The sheer number of genres represented was remarkable. Along with classical, rock, jazz, Americana, country, and bluegrass, there were also performances of Native American music, Aztec dance, a drum circle that invited audience participation, Celtic music, and even a “vibrational sound bath” performed by local yoga instructor Christine Kirk using quartz crystal “singing” bowls she incorporated into her practice a few years ago. “I was thoroughly impressed by the small contingency of locals,” she said. “I most definitely would do a repeat of this event.”
A short walk up the path from Kirk, one found Terry Filer in the breezeway at the McMinnville Public Library leading the Inner Oasis Drum Circle, which was a hit with parents with their kids along for the music, some of whom were invited to join in with maracas that Filer passed around.
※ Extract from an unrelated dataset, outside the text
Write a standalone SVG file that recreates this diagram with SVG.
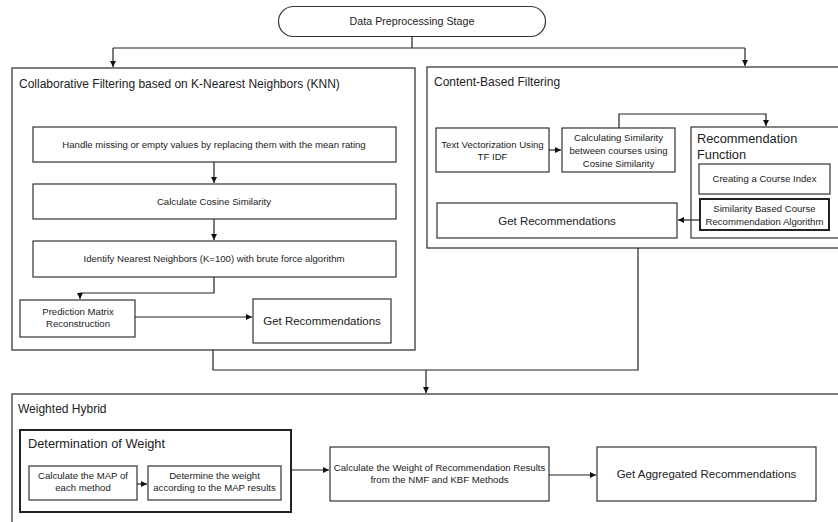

Filer was born in Pawhuska, Okla., on Osage Tribal land and is a member of the Osage Nation. She established the drum circle in McMinnville a few years ago and performs both locally and with other groups, including the Newport Drum Circle on the coast. For her, Make Music McMinnville fit perfectly with her life’s passion and mission.
“Teaching art and music and sharing my cultural background is a very big part of my life,” she said. “I feel it is very important to share and bring fun, peace, and happiness for our world. Music and creating art is my way.”
“One of the things I’m most proud of is the diverse range of music that was shared,” Howe said. “I’m inspired by the fun, cool, unusual, and innovative ways people communicate through music.”